Likewise, the Grammy-nominated song “You Want It Darker,” which may seem conventionally religious if you don’t pay attention to lines like “a million candles burning for the help that never came” and "you want it darker—we kill the flame," which accuse the Almighty of enjoying suffering and depredation.
Or consider the Book of Longing reissue. On the surface, these songs and poems, many of which were written during Cohen’s time as a monastic on Mt. Baldy, are consonant with the cliché of the Zen master. Here is the elder Cohen reflecting sagely on Buddhist topics of impermanence and clinging.
But between the covers are verses like “I am old but I have no regrets / not one / even though I am angry and alone / and filled with fear and desire”; and prayers like “G-d opened my eyes this morning loosened the bands of sleep / let me see the waitress’s tiny earrings and the merest foothills of her small breasts … Thank You Ruler of the World Thank You for calling me Honey;” and rejections of profundity in favor of libido: “Kyozan Joshu Roshi … / addresses the simultaneous / expansion and contraction / of the cosmos. / I go on and on / about a noble young woman / who unfastened her jeans / in the front of my jeep… / I prefer my stuff to theirs.”
Nowhere is the disjuncture between Cohen the myth and Cohen the man starker, though, than in “Hallelujah” itself.
Once a relatively obscure album track from one of Cohen’s lesser albums, “Hallelujah” was then covered (and reconfigured) by Velvet Underground alum John Cale, whose cover was itself covered by the late Jeff Buckley, perhaps the only singer-songwriter who could sing sadder than Cohen himself. Those, not the original, became the song’s definitive versions.
And then things got weird. Subsequent covers by k.d. lang, Rufus Wainwright, Bon Jovi, John Legend, Bono, and many, many others made the song into a kind of standard. The song showed up in Shrek. Buckley’s version was featured on The West Wing, Crossing Jordan, The O.C., House, Criminal Minds, ER, Ugly Betty, NCIS, and Sense 8. It was sung at sports events, including the first Red Sox game after the Boston Marathon terrorist attack, at which point it became the unofficial anthem for the tragedy and its aftermath.
And after Cohen’s death, thirty years after it was written, the track entered the Billboard “Hot 100” list.
And yet, what is “Hallelujah” about? Definitely not recovery, resilience, faith, or hope. It’s about how King David turns lust into poetry (oh, and after David “saw [Bathsheba] bathing on the roof,” he sent her husband into battle so he could marry her himself), and how Cohen is now doing the same. It’s about how love is not some triumphant, Beatles-Dolly-Parton symphony but a “cold and broken Hallelujah.” It’s about how, for some holy sinners, God and sex are intertwined. (The lines “remember when I moved in you/The holy dove was moving too” are often omitted from the stadium versions.)

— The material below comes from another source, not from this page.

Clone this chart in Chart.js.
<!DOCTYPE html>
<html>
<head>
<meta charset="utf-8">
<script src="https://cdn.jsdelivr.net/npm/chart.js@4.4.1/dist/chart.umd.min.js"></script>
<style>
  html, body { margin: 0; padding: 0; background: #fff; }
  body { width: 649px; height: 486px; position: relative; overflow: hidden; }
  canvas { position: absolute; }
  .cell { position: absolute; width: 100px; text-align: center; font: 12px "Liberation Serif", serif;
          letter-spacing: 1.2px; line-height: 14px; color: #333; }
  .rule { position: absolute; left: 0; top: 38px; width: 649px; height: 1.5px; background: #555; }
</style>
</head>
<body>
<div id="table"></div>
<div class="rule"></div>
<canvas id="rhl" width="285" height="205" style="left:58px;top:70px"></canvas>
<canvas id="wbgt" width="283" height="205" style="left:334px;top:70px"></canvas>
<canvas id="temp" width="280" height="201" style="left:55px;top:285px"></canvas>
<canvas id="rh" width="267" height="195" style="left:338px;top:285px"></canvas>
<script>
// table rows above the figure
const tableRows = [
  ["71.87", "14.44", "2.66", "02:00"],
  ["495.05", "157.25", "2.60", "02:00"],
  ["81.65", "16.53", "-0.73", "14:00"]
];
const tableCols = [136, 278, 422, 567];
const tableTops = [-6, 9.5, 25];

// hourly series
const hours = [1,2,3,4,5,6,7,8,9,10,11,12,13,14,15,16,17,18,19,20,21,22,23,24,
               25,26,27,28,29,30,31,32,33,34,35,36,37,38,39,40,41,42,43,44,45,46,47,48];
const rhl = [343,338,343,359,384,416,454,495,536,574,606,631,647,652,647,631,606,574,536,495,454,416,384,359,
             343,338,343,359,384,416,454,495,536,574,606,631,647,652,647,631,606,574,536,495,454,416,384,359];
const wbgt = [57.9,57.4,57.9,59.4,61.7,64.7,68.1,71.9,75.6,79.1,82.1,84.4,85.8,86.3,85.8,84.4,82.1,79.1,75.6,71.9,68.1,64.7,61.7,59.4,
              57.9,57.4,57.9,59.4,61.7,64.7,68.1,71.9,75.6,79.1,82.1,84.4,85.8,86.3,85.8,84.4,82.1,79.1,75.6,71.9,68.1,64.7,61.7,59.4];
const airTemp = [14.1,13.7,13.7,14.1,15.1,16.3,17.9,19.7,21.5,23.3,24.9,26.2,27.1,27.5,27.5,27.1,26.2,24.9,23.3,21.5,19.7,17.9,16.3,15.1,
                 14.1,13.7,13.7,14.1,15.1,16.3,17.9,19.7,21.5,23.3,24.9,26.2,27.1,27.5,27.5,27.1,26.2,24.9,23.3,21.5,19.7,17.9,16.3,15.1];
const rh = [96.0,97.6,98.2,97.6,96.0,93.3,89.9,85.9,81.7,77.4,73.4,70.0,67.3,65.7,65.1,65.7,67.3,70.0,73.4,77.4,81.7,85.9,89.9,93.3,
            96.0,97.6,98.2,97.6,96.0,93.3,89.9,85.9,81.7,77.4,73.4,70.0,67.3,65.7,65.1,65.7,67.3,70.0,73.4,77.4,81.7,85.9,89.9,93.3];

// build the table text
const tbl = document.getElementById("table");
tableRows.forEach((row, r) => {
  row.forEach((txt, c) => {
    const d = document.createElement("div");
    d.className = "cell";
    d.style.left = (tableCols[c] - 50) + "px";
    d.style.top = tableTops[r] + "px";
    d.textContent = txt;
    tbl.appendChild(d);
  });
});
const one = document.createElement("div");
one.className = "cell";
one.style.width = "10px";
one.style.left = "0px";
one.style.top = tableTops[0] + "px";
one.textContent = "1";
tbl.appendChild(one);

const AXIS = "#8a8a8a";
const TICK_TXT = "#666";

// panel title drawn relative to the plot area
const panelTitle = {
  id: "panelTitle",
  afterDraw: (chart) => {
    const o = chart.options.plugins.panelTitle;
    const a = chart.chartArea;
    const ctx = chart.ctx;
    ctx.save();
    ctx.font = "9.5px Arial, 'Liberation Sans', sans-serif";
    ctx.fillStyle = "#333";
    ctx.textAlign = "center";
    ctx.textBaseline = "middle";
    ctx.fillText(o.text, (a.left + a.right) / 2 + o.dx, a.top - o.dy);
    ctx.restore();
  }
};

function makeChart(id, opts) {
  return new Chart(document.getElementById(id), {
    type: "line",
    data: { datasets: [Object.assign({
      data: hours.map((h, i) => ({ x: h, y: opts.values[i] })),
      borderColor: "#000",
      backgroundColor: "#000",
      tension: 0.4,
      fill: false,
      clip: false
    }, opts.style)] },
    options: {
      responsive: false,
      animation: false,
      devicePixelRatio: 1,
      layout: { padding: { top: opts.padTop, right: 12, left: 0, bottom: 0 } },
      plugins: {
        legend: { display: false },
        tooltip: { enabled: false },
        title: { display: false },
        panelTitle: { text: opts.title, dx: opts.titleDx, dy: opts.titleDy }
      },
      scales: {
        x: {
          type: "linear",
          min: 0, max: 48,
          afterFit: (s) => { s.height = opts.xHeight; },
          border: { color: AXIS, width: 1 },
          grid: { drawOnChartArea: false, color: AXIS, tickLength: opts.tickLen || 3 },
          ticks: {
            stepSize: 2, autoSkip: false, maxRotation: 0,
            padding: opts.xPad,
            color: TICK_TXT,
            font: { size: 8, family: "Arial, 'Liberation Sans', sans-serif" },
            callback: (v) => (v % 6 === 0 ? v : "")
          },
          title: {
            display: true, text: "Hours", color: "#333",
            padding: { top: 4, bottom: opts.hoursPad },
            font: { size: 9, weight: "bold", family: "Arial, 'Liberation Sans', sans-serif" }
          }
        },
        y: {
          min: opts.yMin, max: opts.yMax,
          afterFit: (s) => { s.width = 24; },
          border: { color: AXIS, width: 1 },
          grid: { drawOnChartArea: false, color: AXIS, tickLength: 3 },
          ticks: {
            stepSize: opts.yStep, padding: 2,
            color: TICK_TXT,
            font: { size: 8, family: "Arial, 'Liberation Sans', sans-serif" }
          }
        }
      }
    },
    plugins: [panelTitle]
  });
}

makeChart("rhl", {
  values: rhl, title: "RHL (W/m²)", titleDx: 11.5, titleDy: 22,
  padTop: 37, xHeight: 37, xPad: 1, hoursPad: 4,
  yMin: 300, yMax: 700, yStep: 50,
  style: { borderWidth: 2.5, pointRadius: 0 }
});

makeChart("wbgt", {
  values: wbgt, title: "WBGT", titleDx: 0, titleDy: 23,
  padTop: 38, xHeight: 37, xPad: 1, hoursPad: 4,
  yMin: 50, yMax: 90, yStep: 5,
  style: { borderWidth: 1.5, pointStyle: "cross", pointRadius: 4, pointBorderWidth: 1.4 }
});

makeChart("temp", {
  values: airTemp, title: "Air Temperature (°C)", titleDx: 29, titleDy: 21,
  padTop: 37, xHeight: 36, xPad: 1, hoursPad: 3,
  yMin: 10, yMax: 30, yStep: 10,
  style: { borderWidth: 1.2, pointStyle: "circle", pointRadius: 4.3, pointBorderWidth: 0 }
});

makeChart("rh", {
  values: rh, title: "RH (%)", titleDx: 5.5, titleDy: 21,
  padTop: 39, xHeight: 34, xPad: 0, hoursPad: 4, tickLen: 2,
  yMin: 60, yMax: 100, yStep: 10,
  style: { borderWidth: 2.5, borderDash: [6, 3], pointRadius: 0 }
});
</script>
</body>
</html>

Now, songs mean what their audiences make them mean. That is one of the beautiful things about public poetry. “Born in the U.S.A.” is an anguished cry of a forsaken Vietnam vet, but it became a patriotic chant. “Losing My Religion” is an oblique poem about repression and sexuality, but then it became—well, I’m not sure what fans think it means actually. “Halleluyah” is no different, and that is fine—especially if it’s brought solace to the hearts of those who lost loved ones in a terrorist attack, for God’s sake.

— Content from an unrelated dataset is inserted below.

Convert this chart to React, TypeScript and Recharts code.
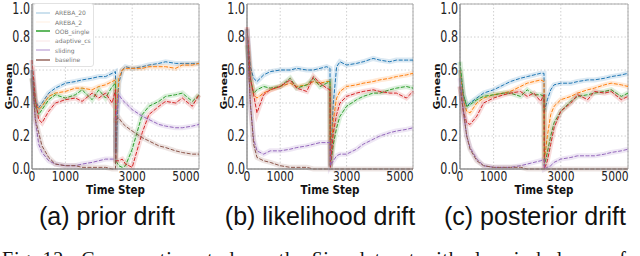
import React from 'react';
import { CartesianGrid, Line, LineChart, ReferenceArea, XAxis, YAxis } from 'recharts';

const STEPS = [0, 100, 200, 300, 500, 700, 1000, 1300, 1500, 1800, 2000, 2200, 2400, 2500, 2510, 2600, 2700, 2800, 3000, 3300, 3500, 3800, 4000, 4300, 4500, 4800, 5000];
const X_TICKS = [0, 1000, 2000, 3000, 4000, 5000];
const Y_TICKS = [0, 0.2, 0.4, 0.6, 0.8, 1.0];

// (a) prior drift
const PRIOR_AREBA20 = [0.60, 0.42, 0.37, 0.40, 0.46, 0.49, 0.52, 0.53, 0.54, 0.55, 0.56, 0.56, 0.58, 0.59, 0.10, 0.52, 0.60, 0.62, 0.61, 0.62, 0.63, 0.64, 0.65, 0.64, 0.64, 0.64, 0.64];
const PRIOR_AREBA2 = [0.55, 0.40, 0.36, 0.38, 0.44, 0.46, 0.47, 0.49, 0.49, 0.48, 0.50, 0.51, 0.53, 0.54, 0.28, 0.55, 0.60, 0.61, 0.61, 0.61, 0.62, 0.62, 0.62, 0.61, 0.63, 0.63, 0.64];
const PRIOR_OOB = [0.55, 0.38, 0.33, 0.36, 0.42, 0.45, 0.43, 0.45, 0.48, 0.42, 0.48, 0.43, 0.50, 0.52, 0.05, 0.02, 0.01, 0.02, 0.12, 0.33, 0.38, 0.41, 0.44, 0.45, 0.46, 0.41, 0.45];
const PRIOR_ACS = [0.66, 0.42, 0.30, 0.28, 0.35, 0.40, 0.42, 0.43, 0.41, 0.46, 0.43, 0.46, 0.40, 0.48, 0.05, 0.05, 0.06, 0.03, 0.01, 0.22, 0.33, 0.38, 0.41, 0.40, 0.43, 0.38, 0.45];
const PRIOR_SLIDING = [0.55, 0.30, 0.15, 0.10, 0.05, 0.03, 0.02, 0.02, 0.03, 0.04, 0.05, 0.06, 0.06, 0.06, 0.30, 0.45, 0.42, 0.40, 0.36, 0.32, 0.30, 0.27, 0.26, 0.25, 0.25, 0.26, 0.27];
const PRIOR_BASE = [0.60, 0.30, 0.22, 0.14, 0.07, 0.03, 0.02, 0.02, 0.01, 0.01, 0.01, 0.01, 0.00, 0.00, 0.30, 0.31, 0.28, 0.26, 0.23, 0.19, 0.17, 0.14, 0.13, 0.11, 0.10, 0.09, 0.09];

// (b) likelihood drift
const LIKE_AREBA20 = [0.85, 0.62, 0.55, 0.53, 0.57, 0.59, 0.60, 0.60, 0.61, 0.60, 0.60, 0.61, 0.62, 0.61, 0.02, 0.40, 0.62, 0.65, 0.63, 0.64, 0.65, 0.67, 0.66, 0.65, 0.66, 0.66, 0.66];
const LIKE_AREBA2 = [0.80, 0.55, 0.45, 0.43, 0.46, 0.48, 0.50, 0.52, 0.50, 0.51, 0.53, 0.52, 0.53, 0.53, 0.02, 0.30, 0.43, 0.47, 0.50, 0.51, 0.52, 0.53, 0.54, 0.55, 0.56, 0.57, 0.58];
const LIKE_OOB = [0.75, 0.55, 0.46, 0.48, 0.50, 0.49, 0.50, 0.55, 0.49, 0.51, 0.55, 0.50, 0.52, 0.53, 0.01, 0.15, 0.25, 0.32, 0.38, 0.42, 0.44, 0.46, 0.46, 0.48, 0.49, 0.50, 0.49];
const LIKE_ACS = [0.86, 0.55, 0.45, 0.34, 0.45, 0.48, 0.50, 0.54, 0.49, 0.47, 0.56, 0.52, 0.49, 0.48, 0.01, 0.22, 0.33, 0.40, 0.44, 0.46, 0.47, 0.48, 0.47, 0.46, 0.46, 0.43, 0.47];
const LIKE_SLIDING = [0.80, 0.40, 0.18, 0.11, 0.09, 0.11, 0.11, 0.12, 0.13, 0.14, 0.15, 0.16, 0.16, 0.16, 0.02, 0.05, 0.08, 0.09, 0.09, 0.12, 0.15, 0.18, 0.20, 0.22, 0.23, 0.24, 0.25];
const LIKE_BASE = [0.85, 0.40, 0.15, 0.07, 0.05, 0.04, 0.02, 0.01, 0.01, 0.01, 0.00, 0.00, 0.00, 0.00, 0.00, 0.00, 0.00, 0.00, 0.00, 0.00, 0.00, 0.00, 0.00, 0.00, 0.00, 0.00, 0.00];

// (c) posterior drift
const POST_AREBA20 = [0.60, 0.45, 0.38, 0.40, 0.43, 0.46, 0.48, 0.51, 0.53, 0.55, 0.56, 0.57, 0.58, 0.58, 0.35, 0.42, 0.48, 0.51, 0.52, 0.52, 0.53, 0.54, 0.54, 0.55, 0.56, 0.57, 0.58];
const POST_AREBA2 = [0.60, 0.42, 0.35, 0.34, 0.40, 0.43, 0.45, 0.46, 0.47, 0.50, 0.52, 0.53, 0.54, 0.53, 0.05, 0.20, 0.33, 0.38, 0.42, 0.44, 0.46, 0.48, 0.49, 0.51, 0.52, 0.51, 0.50];
const POST_OOB = [0.65, 0.45, 0.38, 0.39, 0.42, 0.44, 0.45, 0.46, 0.46, 0.44, 0.48, 0.45, 0.45, 0.44, 0.02, 0.10, 0.20, 0.28, 0.35, 0.41, 0.44, 0.45, 0.46, 0.47, 0.48, 0.44, 0.46];
const POST_ACS = [0.50, 0.35, 0.28, 0.27, 0.32, 0.40, 0.43, 0.45, 0.46, 0.47, 0.44, 0.46, 0.41, 0.45, 0.00, 0.05, 0.15, 0.25, 0.35, 0.40, 0.45, 0.42, 0.47, 0.46, 0.47, 0.42, 0.44];
const POST_SLIDING = [0.55, 0.35, 0.20, 0.13, 0.06, 0.02, 0.01, 0.01, 0.01, 0.02, 0.03, 0.04, 0.05, 0.06, 0.00, 0.01, 0.02, 0.04, 0.06, 0.07, 0.08, 0.08, 0.08, 0.09, 0.10, 0.11, 0.12];
const POST_BASE = [0.50, 0.35, 0.20, 0.12, 0.05, 0.02, 0.01, 0.01, 0.01, 0.01, 0.00, 0.00, 0.00, 0.00, 0.00, 0.00, 0.00, 0.00, 0.00, 0.00, 0.00, 0.00, 0.00, 0.00, 0.00, 0.00, 0.00];

const SERIES = [
  { key: 'areba20', name: 'AREBA_20', color: '#1f77b4', legendOpacity: 0.3 },
  { key: 'areba2', name: 'AREBA_2', color: '#ff7f0e', legendOpacity: 0.08 },
  { key: 'oob', name: 'OOB_single', color: '#2ca02c', legendOpacity: 1 },
  { key: 'acs', name: 'adaptive_cs', color: '#d62728', legendOpacity: 0.08 },
  { key: 'sliding', name: 'sliding', color: '#9467bd', legendOpacity: 0.5 },
  { key: 'baseline', name: 'baseline', color: '#8c564b', legendOpacity: 0.9 },
];

const toRows = (cols: Record<string, number[]>) =>
  STEPS.map((step, i) => {
    const row: Record<string, number> = { step };
    Object.keys(cols).forEach((k) => (row[k] = cols[k][i]));
    return row;
  });

// plot area: left edge = panel left + 32, top 4, bottom 169
const PANELS = [
  {
    left: 0, width: 202, caption: '(a) prior drift', captionX: 107,
    rows: toRows({ areba20: PRIOR_AREBA20, areba2: PRIOR_AREBA2, oob: PRIOR_OOB, acs: PRIOR_ACS, sliding: PRIOR_SLIDING, baseline: PRIOR_BASE }),
  },
  {
    left: 215, width: 201, caption: '(b) likelihood drift', captionX: 320,
    rows: toRows({ areba20: LIKE_AREBA20, areba2: LIKE_AREBA2, oob: LIKE_OOB, acs: LIKE_ACS, sliding: LIKE_SLIDING, baseline: LIKE_BASE }),
  },
  {
    left: 428, width: 203, caption: '(c) posterior drift', captionX: 535,
    rows: toRows({ areba20: POST_AREBA20, areba2: POST_AREBA2, oob: POST_OOB, acs: POST_ACS, sliding: POST_SLIDING, baseline: POST_BASE }),
  },
];

const FONT = 'DejaVu Sans';
const SQUEEZE = 0.74; // the source figure is squeezed horizontally

const XTick = (props: any) => {
  const { x, y, payload } = props;
  return (
    <text transform={`translate(${x},${y}) scale(${SQUEEZE},1)`} textAnchor="middle" dy="0.71em" fontSize={14.5} fill="#222" fontFamily={FONT}>
      {String(payload.value)}
    </text>
  );
};

const YTick = (props: any) => {
  const { x, y, payload } = props;
  return (
    <text transform={`translate(${x},${y}) scale(${SQUEEZE},1)`} textAnchor="end" dy="0.36em" fontSize={15} fill="#222" fontFamily={FONT}>
      {Number(payload.value).toFixed(1)}
    </text>
  );
};

const LegendBox = () => (
  <div style={{ position: 'absolute', left: 33, top: 3, background: '#fff', border: '1px solid #e2e2e2', borderRadius: 3, width: 57, padding: '4px 0 2px 2px' }}>
    {SERIES.map((s) => (
      <div key={s.key} style={{ display: 'flex', alignItems: 'center', height: 9.4 }}>
        <svg width={14} height={4} style={{ marginRight: 5, flex: 'none' }}>
          <line x1={0} y1={2} x2={14} y2={2} stroke={s.color} strokeOpacity={s.legendOpacity} strokeWidth={1.5} />
        </svg>
        <span style={{ fontFamily: FONT, fontSize: 6, color: '#777', whiteSpace: 'nowrap', lineHeight: '9px' }}>{s.name}</span>
      </div>
    ))}
  </div>
);

const Panel = ({ p }: { p: (typeof PANELS)[number] }) => (
  <div style={{ position: 'absolute', left: p.left, top: 0 }}>
    <LineChart width={p.width} height={199} data={p.rows} margin={{ top: 4, right: 3, bottom: 0, left: 0 }}>
      <CartesianGrid stroke="#d0d0d0" strokeDasharray="1.5 2" />
      <XAxis
        dataKey="step"
        type="number"
        domain={[0, 5000]}
        ticks={X_TICKS}
        tick={<XTick />}
        tickSize={0}
        tickMargin={2}
        height={30}
        axisLine={{ stroke: '#888' }}
      />
      <YAxis
        type="number"
        domain={[0, 1]}
        ticks={Y_TICKS}
        tick={<YTick />}
        tickSize={0}
        tickMargin={2}
        width={32}
        axisLine={{ stroke: '#888' }}
      />
      <ReferenceArea x1={0} x2={5000} y1={0} y2={1} fill="none" stroke="#aaa" strokeWidth={1} />
      {SERIES.map((s) => [
        <Line key={s.key + '-band'} dataKey={s.key} stroke={s.color} strokeOpacity={0.16} strokeWidth={5} dot={false} isAnimationActive={false} legendType="none" />,
        <Line key={s.key} dataKey={s.key} name={s.name} stroke={s.color} strokeWidth={1} strokeDasharray="4 1.5" dot={false} isAnimationActive={false} />,
      ])}
    </LineChart>
  </div>
);

export default function App() {
  return (
    <div style={{ position: 'absolute', left: 0, top: 0, width: 640, height: 256, overflow: 'hidden', background: '#fff' }}>
      {PANELS.map((p) => (
        <Panel key={p.caption} p={p} />
      ))}
      <LegendBox />
      <svg width={640} height={256} style={{ position: 'absolute', left: 0, top: 0, pointerEvents: 'none' }}>
        {PANELS.map((p) => (
          <g key={p.caption}>
            <text
              transform={`translate(${p.left + 9},86.5) scale(${SQUEEZE},1) rotate(-90)`}
              textAnchor="middle"
              dy="0.36em"
              fontSize={12}
              fontWeight="bold"
              fill="#111"
              fontFamily={FONT}
              textLength={46}
              lengthAdjust="spacingAndGlyphs"
            >
              G-mean
            </text>
            <text
              x={p.left + 32 + (p.width - 35) / 2}
              y={194}
              textAnchor="middle"
              fontSize={12}
              fontWeight="bold"
              fill="#111"
              fontFamily={FONT}
              textLength={59}
              lengthAdjust="spacingAndGlyphs"
            >
              Time Step
            </text>
            <text x={p.captionX} y={225} textAnchor="middle" fontSize={25} fill="#111" fontFamily="Liberation Sans">
              {p.caption}
            </text>
          </g>
        ))}
        <text x={2} y={266} fontSize={20} fill="#111" fontFamily="Liberation Serif" textLength={624} lengthAdjust="spacing">
          Fig. 12.{'\u00a0 '}Comparative study on the <tspan fontStyle="italic">Sine</tspan> dataset with class imbalance of
        </text>
      </svg>
    </div>
  );
}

And yet, it would be a shame if Cohen’s work were turned into sentimentality, since he so assiduously resisted it in his art. The man never wrote a love song that didn’t have some kind of dark twist in it. He never covered up his own flaws or pretended to piety. And not once did he rely on cliché.
It’s possible that Cohen’s life and work will be airbrushed—I suppose not many people think about Frank Sinatra’s violence and failures with women these days—but I’d like to propose, I’m afraid, a more optimistic possibility. I’m hoping that if Cohen does win one of those Grammys, that some of what is brilliant about his work sneaks through the mass appeal, and finds an audience almost as an act of subterfuge.

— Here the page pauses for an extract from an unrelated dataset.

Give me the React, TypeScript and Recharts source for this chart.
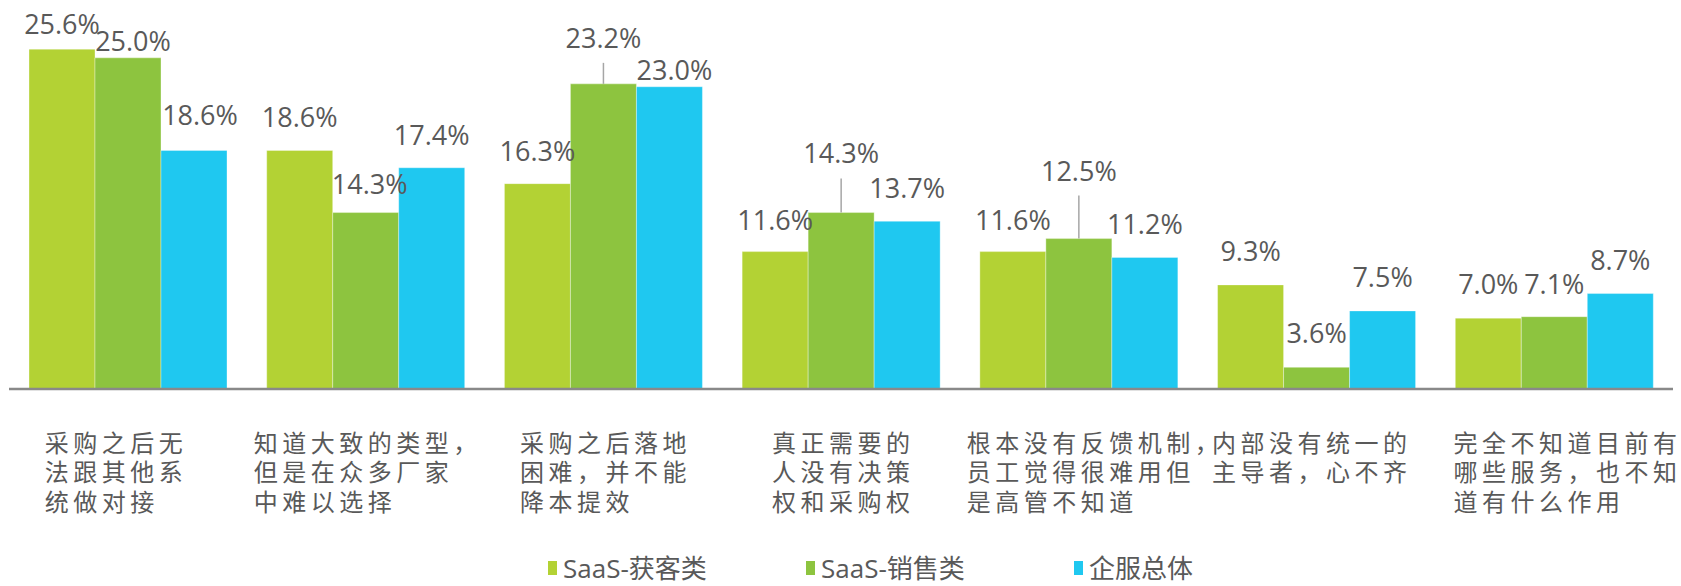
import React from 'react';
import { BarChart, Bar, XAxis, YAxis, Legend, LabelList } from 'recharts';

// ---- data ----
const categoryLines: string[][] = [
  ['采购之后无', '法跟其他系', '统做对接'],
  ['知道大致的类型，', '但是在众多厂家', '中难以选择'],
  ['采购之后落地', '困难，并不能', '降本提效'],
  ['真正需要的', '人没有决策', '权和采购权'],
  ['根本没有反馈机制，', '员工觉得很难用但', '是高管不知道'],
  ['内部没有统一的', '主导者，心不齐'],
  ['完全不知道目前有', '哪些服务，也不知', '道有什么作用'],
];
const seriesNames = ['SaaS-获客类', 'SaaS-销售类', '企服总体'];
const seriesA = [25.6, 18.6, 16.3, 11.6, 11.6, 9.3, 7.0];
const seriesB = [25.0, 14.3, 23.2, 14.3, 12.5, 3.6, 7.1];
const seriesC = [18.6, 17.4, 23.0, 13.7, 11.2, 7.5, 8.7];

// ---- styles (label placement tweaks, not data) ----
const COLORS = ['#B3D234', '#8DC43F', '#1FC8F0'];
const TEXT = '#595959';
const liftA = [15, 23, 23, 22, 22, 23.5, 24];
const liftB = [7, 19, 36, 50, 58, 24, 23];
const liftC = [25, 23, 7, 23, 23, 23.5, 23.5];
const shiftB = [5, 4, 0, 0, 0, 0, 0];
const shiftC = [6, 0, 5, 0, 0, 0, 0];
const leaderB = [0, 0, 21, 34, 43, 0, 0];
const tickNudge = [-14, 0, 0, 0, 14, -7, 11];
const legendItemWidths = [258, 268, 200];

const data = categoryLines.map((lines, i) => ({
  name: lines.join(''),
  a: seriesA[i],
  b: seriesB[i],
  c: seriesC[i],
}));

const LABEL_FONT = 24;
const LABEL_SPACING = 4.5;

const CategoryTick = (props: any) => {
  const { x, y, payload } = props;
  const i = payload.index;
  const lines = categoryLines[i];
  const longest = Math.max(...lines.map((l) => l.length));
  const adv = LABEL_FONT + LABEL_SPACING;
  const left = x - (longest * adv - LABEL_SPACING) / 2 + tickNudge[i];
  return (
    <text
      x={left}
      y={y + 63}
      fill={TEXT}
      fontSize={LABEL_FONT}
      fontFamily="'Noto Sans CJK SC', sans-serif"
      letterSpacing={LABEL_SPACING}
      textAnchor="start"
    >
      {lines.map((l, k) => (
        <tspan key={k} x={left} dy={k === 0 ? 0 : 29.3}>
          {l}
        </tspan>
      ))}
    </text>
  );
};

const makeLabel = (lift: number[], shift: number[], leader: number[]) => (props: any) => {
  const { x, y, width, value, index } = props;
  const cx = x + width / 2;
  const top = y;
  const base = top - lift[index];
  return (
    <g>
      {leader[index] > 0 && (
        <line x1={cx} x2={cx} y1={top - leader[index]} y2={top} stroke="#A6A6A6" strokeWidth={1.5} />
      )}
      <text
        x={cx + shift[index]}
        y={base}
        textAnchor="middle"
        fill={TEXT}
        fontSize={27}
        fontFamily="'Open Sans', sans-serif"
      >
        {Number(value).toFixed(1) + '%'}
      </text>
    </g>
  );
};

const zeros = [0, 0, 0, 0, 0, 0, 0];

const renderLegend = () => (
  <div
    style={{
      display: 'flex',
      paddingLeft: 548,
      height: 26,
      alignItems: 'center',
      fontFamily: "'Open Sans', 'Noto Sans CJK SC', sans-serif",
      fontSize: 26,
      color: TEXT,
    }}
  >
    {seriesNames.map((n, i) => (
      <div key={n} style={{ width: legendItemWidths[i], display: 'flex', alignItems: 'center', height: 26 }}>
        <span style={{ display: 'inline-block', width: 9, height: 14, background: COLORS[i], marginRight: 6 }} />
        <span style={{ lineHeight: '26px' }}>{n}</span>
      </div>
    ))}
  </div>
);

export default function App() {
  return (
    <div style={{ position: 'absolute', left: 0, top: 0, background: '#fff' }}>
      <BarChart
        width={1681}
        height={586}
        data={data}
        margin={{ top: 13, right: 8, left: 9, bottom: 0 }}
        barCategoryGap={20}
        barGap={0}
      >
        <XAxis
          dataKey="name"
          height={197}
          axisLine={{ stroke: '#898989', strokeWidth: 2.5 }}
          tickLine={false}
          tickSize={0}
          tickMargin={0}
          interval={0}
          tick={<CategoryTick />}
        />
        <YAxis hide type="number" domain={[2.1, 28.1]} allowDataOverflow />
        <Legend
          verticalAlign="middle"
          align="center"
          layout="horizontal"
          content={renderLegend}
          wrapperStyle={{ top: 555, left: 0, width: 1681, height: 26 }}
        />
        <Bar dataKey="a" name={seriesNames[0]} fill={COLORS[0]} stroke="#ffffff" strokeOpacity={0.35} strokeWidth={1} isAnimationActive={false}>
          <LabelList dataKey="a" content={makeLabel(liftA, zeros, zeros)} />
        </Bar>
        <Bar dataKey="b" name={seriesNames[1]} fill={COLORS[1]} stroke="#ffffff" strokeOpacity={0.35} strokeWidth={1} isAnimationActive={false}>
          <LabelList dataKey="b" content={makeLabel(liftB, shiftB, leaderB)} />
        </Bar>
        <Bar dataKey="c" name={seriesNames[2]} fill={COLORS[2]} stroke="#ffffff" strokeOpacity={0.35} strokeWidth={1} isAnimationActive={false}>
          <LabelList dataKey="c" content={makeLabel(liftC, shiftC, zeros)} />
        </Bar>
      </BarChart>
    </div>
  );
}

I can’t think of too many Grammy-nominated performances with lines like “If You are the healer, I’m broken and lame/ If Thine is the glory, then mine must be the shame/ You want it darker—we kill the flame.” Or with quotations from the Kaddish prayer, or the biblical utterance Hineni (“Here I am”). Or with a ringing condemnation of the conventional notion of God (“A million candles burning for the help that never came”). “You Want It Darker” has all of these, plus a cantorial choir and the whispering voice of an octogenarian singer who is clearly looking beyond the final horizon.
If a million people think “Hallelujah” is a prayer of hope, well, good for them—as long as one in a million listens more closely and uncovers the vast, dark treasure of Leonard Cohen for themselves. Probably listening alone.
And to you, to that one lonely listener, I offer you this. The last time I saw Leonard Cohen live, he ended his performance with the following blessing. “Be well, be kind,” he said. “If you have to fall, may you fall on the side of luck. May you be surrounded by friends and family. And if this is not your lot, may blessings find you in your solitude.”